Scare the Sh** Out Of Them
If you are going to rock a terrible cosplay and you know it, one other way to survive the jibes of people on the lookout for bad cosplays is to be the scariest thing that anyone has ever seen. Now if you decide to go this route, go all out. Do not hold back. And I am not talking about a great Pyramid Head cosplay kind of scary. Just take a look at the example given here and you will know exactly what I mean. Get freakish with it. Make sure that people will get out of your way on the way to the snack bar. Make them want to walk on the other side of the hall from you. Simply be more frightening than their worst nightmare.
Cover Up Your Face
No matter how bad your costume is, ridicule can always be averted by simply hiding your face so that no one will ever know who the clown in the cardboard box is. And if that clown happens to be you, make sure that you have ways to eat, drink, and use the lavatory built into your cardboard carriage of sadness. That way at no point will you have to expose your true identity to the public. And it also gives you a great way to hide any sort of contraband that may not be allowed at whatever function you are attending.
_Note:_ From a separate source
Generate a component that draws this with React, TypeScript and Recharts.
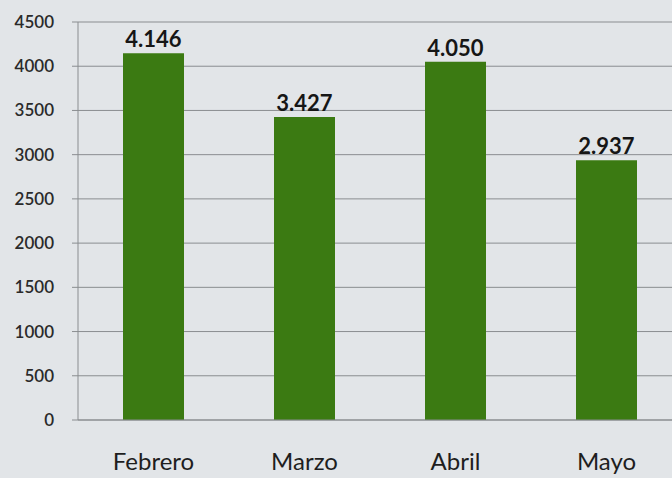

I Wish I Was A Little Bit Taller
If you find yourself vertically challenged, there are a number of ways that you can still be noticed at a convention. You can dress ass a leprechaun and tell all the ladies where they can find your pot of gold (seen it done, don’t hate–that guy was reeling ‘em in left and right that weekend). Or you could dress yourself as some manner of demonic imp and run around scaring the sh** out of people. Or you could just rock the most badass cosplay that has ever existed. Like this dude who decided to cosplay Bahamut from FFX , even though he was obviously not near tall enough to be proportionally correct. This is one of my favorite coplays ever.